EXERCISE TASK: Your task is to output the data exactly as it stands.

GIVEN DATA:

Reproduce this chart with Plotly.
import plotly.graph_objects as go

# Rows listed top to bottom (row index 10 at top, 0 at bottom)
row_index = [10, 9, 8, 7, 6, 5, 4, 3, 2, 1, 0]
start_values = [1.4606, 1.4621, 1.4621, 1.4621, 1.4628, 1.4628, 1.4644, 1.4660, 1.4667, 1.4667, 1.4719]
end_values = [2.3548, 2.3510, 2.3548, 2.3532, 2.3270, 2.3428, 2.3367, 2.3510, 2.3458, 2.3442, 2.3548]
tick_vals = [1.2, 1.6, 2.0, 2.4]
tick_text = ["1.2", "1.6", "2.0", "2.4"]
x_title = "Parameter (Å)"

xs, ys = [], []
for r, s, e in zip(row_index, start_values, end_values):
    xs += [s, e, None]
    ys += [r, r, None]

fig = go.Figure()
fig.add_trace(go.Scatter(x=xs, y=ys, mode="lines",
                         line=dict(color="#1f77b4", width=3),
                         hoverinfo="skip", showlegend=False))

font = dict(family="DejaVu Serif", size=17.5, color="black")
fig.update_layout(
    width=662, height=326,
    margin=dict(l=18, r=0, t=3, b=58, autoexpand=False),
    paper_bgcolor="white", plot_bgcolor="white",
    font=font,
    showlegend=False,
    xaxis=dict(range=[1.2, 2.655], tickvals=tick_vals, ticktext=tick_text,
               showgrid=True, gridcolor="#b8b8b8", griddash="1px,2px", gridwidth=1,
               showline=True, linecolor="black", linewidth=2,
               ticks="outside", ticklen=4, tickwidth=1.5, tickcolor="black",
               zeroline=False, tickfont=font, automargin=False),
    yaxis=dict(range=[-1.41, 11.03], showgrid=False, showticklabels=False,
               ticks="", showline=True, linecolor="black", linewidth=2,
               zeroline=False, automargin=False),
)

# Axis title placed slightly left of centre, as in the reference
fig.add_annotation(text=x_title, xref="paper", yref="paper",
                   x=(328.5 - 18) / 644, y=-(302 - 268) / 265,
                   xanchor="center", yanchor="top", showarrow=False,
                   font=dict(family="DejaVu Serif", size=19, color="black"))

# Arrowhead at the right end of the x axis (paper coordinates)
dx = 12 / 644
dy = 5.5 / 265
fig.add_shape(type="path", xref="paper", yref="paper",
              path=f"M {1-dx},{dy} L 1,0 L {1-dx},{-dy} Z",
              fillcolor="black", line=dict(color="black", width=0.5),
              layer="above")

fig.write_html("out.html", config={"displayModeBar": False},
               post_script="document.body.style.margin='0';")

FINISHED ANSWER:
Reproduce this chart with Plotly.
import plotly.graph_objects as go

# Rows listed top to bottom (row index 10 at top, 0 at bottom)
row_index = [10, 9, 8, 7, 6, 5, 4, 3, 2, 1, 0]
start_values = [1.4606, 1.4621, 1.4621, 1.4621, 1.4628, 1.4628, 1.4644, 1.4660, 1.4667, 1.4667, 1.4719]
end_values = [2.3548, 2.3510, 2.3548, 2.3532, 2.3270, 2.3428, 2.3367, 2.3510, 2.3458, 2.3442, 2.3548]
tick_vals = [1.2, 1.6, 2.0, 2.4]
tick_text = ["1.2", "1.6", "2.0", "2.4"]
x_title = "Parameter (Å)"

xs, ys = [], []
for r, s, e in zip(row_index, start_values, end_values):
    xs += [s, e, None]
    ys += [r, r, None]

fig = go.Figure()
fig.add_trace(go.Scatter(x=xs, y=ys, mode="lines",
                         line=dict(color="#1f77b4", width=3),
                         hoverinfo="skip", showlegend=False))

font = dict(family="DejaVu Serif", size=17.5, color="black")
fig.update_layout(
    width=662, height=326,
    margin=dict(l=18, r=0, t=3, b=58, autoexpand=False),
    paper_bgcolor="white", plot_bgcolor="white",
    font=font,
    showlegend=False,
    xaxis=dict(range=[1.2, 2.655], tickvals=tick_vals, ticktext=tick_text,
               showgrid=True, gridcolor="#b8b8b8", griddash="1px,2px", gridwidth=1,
               showline=True, linecolor="black", linewidth=2,
               ticks="outside", ticklen=4, tickwidth=1.5, tickcolor="black",
               zeroline=False, tickfont=font, automargin=False),
    yaxis=dict(range=[-1.41, 11.03], showgrid=False, showticklabels=False,
               ticks="", showline=True, linecolor="black", linewidth=2,
               zeroline=False, automargin=False),
)

# Axis title placed slightly left of centre, as in the reference
fig.add_annotation(text=x_title, xref="paper", yref="paper",
                   x=(328.5 - 18) / 644, y=-(302 - 268) / 265,
                   xanchor="center", yanchor="top", showarrow=False,
                   font=dict(family="DejaVu Serif", size=19, color="black"))

# Arrowhead at the right end of the x axis (paper coordinates)
dx = 12 / 644
dy = 5.5 / 265
fig.add_shape(type="path", xref="paper", yref="paper",
              path=f"M {1-dx},{dy} L 1,0 L {1-dx},{-dy} Z",
              fillcolor="black", line=dict(color="black", width=0.5),
              layer="above")

fig.write_html("out.html", config={"displayModeBar": False},
               post_script="document.body.style.margin='0';")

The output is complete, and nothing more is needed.